Input material ::
****************************************
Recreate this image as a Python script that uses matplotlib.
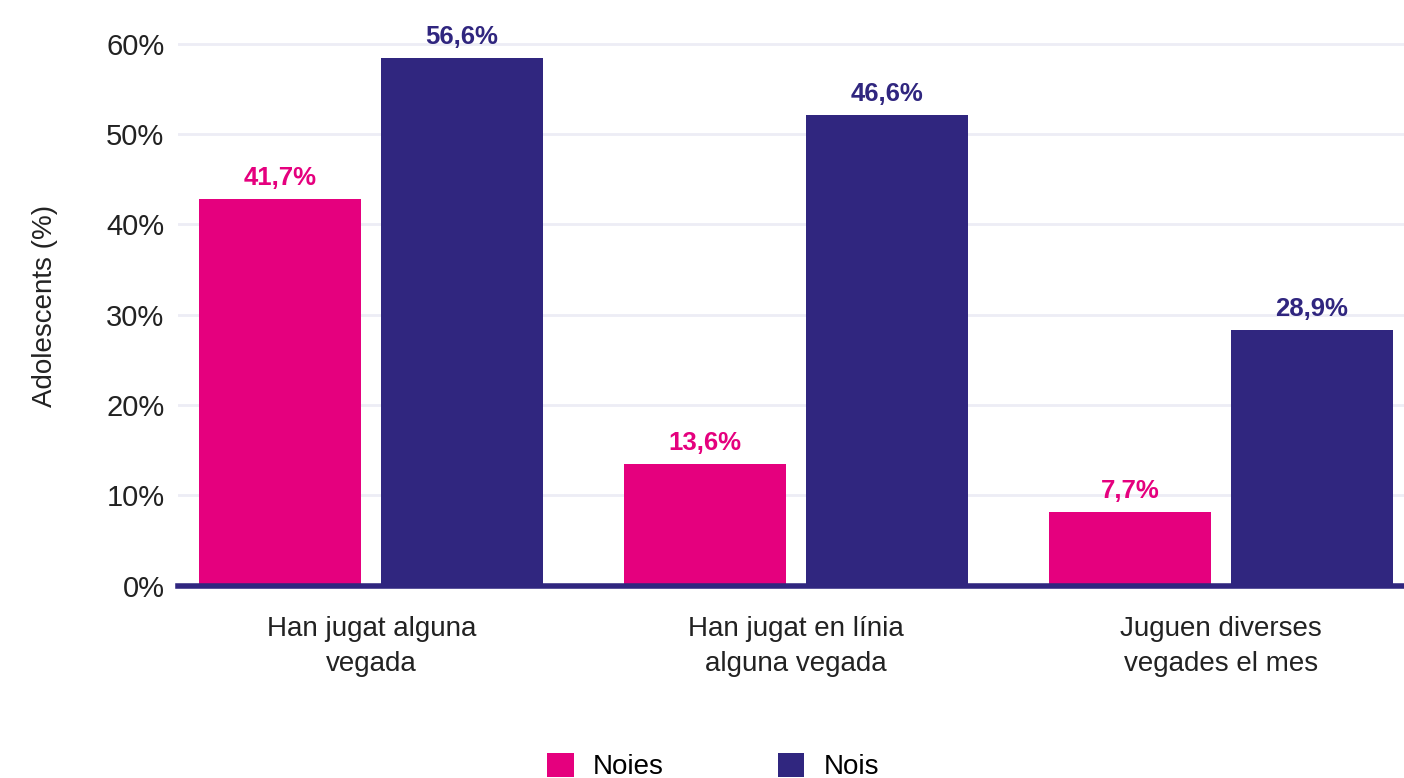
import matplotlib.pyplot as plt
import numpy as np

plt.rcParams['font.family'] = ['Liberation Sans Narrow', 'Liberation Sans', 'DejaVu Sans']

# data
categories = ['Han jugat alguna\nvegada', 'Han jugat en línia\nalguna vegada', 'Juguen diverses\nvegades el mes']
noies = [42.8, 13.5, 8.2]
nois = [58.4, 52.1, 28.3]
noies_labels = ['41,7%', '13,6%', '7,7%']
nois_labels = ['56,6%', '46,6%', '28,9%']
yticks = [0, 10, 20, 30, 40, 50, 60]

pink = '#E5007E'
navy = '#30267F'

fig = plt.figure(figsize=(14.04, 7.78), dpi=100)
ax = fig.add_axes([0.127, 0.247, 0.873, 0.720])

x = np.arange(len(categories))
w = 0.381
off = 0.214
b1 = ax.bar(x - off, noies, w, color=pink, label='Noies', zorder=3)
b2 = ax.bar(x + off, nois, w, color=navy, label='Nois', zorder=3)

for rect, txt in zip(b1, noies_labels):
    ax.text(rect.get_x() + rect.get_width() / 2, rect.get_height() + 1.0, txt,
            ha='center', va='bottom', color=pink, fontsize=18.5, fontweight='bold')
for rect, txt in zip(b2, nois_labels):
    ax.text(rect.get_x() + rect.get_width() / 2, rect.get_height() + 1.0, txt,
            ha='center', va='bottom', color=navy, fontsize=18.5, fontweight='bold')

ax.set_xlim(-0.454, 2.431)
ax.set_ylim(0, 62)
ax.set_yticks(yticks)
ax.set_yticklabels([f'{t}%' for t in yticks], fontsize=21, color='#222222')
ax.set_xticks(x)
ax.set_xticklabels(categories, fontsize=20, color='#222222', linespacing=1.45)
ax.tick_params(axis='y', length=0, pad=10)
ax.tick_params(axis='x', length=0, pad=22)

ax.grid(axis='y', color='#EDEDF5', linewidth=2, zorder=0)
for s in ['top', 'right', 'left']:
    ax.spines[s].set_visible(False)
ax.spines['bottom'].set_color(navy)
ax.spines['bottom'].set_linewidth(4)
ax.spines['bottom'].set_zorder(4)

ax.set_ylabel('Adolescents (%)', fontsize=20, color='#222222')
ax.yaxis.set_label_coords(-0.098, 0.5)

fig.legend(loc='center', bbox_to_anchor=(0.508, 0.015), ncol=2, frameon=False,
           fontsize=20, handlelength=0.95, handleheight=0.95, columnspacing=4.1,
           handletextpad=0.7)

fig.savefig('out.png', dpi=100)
****************************************
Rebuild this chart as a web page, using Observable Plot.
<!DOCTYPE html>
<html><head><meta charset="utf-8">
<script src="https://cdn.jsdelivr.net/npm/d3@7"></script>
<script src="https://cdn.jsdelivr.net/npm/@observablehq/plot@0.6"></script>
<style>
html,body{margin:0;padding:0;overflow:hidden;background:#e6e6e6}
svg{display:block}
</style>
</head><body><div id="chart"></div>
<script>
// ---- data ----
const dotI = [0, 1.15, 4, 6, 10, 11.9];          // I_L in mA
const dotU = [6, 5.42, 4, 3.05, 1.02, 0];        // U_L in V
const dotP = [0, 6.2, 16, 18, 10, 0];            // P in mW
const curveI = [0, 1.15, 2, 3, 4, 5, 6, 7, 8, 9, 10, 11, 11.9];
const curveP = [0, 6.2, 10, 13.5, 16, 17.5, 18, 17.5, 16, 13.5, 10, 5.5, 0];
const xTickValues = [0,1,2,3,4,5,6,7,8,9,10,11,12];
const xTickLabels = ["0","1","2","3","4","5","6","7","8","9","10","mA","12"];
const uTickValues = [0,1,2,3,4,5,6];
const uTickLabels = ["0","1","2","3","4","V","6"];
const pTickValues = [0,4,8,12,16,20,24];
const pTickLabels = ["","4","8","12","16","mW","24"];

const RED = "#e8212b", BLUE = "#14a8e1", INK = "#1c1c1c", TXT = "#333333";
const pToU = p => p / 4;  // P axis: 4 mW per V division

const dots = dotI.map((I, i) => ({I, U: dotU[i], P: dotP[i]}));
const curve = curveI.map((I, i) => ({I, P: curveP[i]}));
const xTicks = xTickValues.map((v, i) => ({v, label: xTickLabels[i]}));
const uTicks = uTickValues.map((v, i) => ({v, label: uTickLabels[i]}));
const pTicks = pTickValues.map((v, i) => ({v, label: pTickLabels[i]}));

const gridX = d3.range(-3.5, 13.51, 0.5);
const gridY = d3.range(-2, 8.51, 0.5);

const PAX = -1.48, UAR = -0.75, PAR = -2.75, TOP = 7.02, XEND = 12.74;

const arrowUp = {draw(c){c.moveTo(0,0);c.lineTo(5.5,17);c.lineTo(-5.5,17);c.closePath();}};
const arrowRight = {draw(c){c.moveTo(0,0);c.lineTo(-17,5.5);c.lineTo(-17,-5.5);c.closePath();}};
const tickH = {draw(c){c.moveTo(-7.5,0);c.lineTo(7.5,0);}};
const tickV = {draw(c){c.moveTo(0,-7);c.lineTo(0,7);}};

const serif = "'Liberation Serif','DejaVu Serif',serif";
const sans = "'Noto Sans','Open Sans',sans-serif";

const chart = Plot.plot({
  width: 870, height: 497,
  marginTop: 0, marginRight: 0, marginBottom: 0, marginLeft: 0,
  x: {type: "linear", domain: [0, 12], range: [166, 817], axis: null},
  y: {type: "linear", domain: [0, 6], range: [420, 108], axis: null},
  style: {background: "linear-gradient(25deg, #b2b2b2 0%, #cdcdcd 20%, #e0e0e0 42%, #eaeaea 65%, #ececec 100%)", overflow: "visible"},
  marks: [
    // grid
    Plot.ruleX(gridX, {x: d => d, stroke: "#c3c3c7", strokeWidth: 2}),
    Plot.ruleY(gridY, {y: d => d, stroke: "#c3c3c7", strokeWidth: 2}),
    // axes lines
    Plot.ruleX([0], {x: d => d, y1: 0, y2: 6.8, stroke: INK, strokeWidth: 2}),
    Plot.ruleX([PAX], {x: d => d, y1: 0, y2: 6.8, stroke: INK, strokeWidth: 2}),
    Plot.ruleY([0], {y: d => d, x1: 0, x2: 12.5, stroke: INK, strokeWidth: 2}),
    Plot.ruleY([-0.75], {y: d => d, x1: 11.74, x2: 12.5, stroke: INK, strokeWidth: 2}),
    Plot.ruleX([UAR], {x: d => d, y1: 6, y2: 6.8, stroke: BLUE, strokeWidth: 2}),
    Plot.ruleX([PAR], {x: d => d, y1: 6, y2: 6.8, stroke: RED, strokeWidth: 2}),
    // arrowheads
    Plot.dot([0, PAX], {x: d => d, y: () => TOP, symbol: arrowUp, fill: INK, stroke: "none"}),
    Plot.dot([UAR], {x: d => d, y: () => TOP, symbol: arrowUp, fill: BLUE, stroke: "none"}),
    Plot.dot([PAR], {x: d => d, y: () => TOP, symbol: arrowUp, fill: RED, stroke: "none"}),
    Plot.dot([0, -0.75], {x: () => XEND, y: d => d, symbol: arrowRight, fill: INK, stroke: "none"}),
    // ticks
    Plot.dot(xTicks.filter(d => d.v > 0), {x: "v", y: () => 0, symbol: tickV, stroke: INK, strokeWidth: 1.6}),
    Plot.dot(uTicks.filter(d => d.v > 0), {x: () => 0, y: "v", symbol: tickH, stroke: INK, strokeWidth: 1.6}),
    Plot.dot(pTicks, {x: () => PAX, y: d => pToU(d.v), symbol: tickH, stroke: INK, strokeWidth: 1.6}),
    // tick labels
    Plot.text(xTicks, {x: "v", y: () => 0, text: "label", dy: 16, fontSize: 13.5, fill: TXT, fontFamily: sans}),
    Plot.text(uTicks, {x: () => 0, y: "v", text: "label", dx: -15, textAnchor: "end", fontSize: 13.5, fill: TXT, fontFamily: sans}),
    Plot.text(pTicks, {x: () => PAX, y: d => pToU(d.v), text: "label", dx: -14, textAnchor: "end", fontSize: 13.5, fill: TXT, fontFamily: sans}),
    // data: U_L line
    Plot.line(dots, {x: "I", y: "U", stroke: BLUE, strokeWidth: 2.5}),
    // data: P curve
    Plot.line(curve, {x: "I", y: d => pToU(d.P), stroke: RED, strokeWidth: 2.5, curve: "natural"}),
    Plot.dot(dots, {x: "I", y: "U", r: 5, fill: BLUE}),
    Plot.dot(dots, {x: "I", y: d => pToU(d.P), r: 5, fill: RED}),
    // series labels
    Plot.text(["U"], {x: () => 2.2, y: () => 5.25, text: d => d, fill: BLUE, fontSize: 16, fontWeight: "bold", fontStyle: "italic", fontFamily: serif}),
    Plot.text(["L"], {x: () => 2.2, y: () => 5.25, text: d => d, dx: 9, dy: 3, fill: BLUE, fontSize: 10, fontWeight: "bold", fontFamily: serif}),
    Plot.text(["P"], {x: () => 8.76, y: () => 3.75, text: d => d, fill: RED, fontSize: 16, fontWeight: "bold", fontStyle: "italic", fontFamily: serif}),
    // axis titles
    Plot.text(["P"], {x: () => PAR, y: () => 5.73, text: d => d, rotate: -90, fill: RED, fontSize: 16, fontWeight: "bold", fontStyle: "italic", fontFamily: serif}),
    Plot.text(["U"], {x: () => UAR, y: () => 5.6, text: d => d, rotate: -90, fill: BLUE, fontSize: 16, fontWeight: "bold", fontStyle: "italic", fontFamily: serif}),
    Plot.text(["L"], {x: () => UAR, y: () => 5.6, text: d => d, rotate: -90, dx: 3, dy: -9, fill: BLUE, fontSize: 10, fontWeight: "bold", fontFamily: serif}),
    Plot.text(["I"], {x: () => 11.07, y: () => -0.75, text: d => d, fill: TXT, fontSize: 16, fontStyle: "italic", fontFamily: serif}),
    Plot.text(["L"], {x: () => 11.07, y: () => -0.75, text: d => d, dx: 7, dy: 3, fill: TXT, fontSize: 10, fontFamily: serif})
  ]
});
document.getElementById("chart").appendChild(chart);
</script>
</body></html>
****************************************
Directions for this task ::
Out of the records above, set down only the lines from the one that contains "Recreate this image" through the one that contains "plt.rcParams['font.family'] = ['Liberation", unchanged and without the pictures.

Output for this task ::
Recreate this image as a Python script that uses matplotlib.
import matplotlib.pyplot as plt
import numpy as np

plt.rcParams['font.family'] = ['Liberation Sans Narrow', 'Liberation Sans', 'DejaVu Sans']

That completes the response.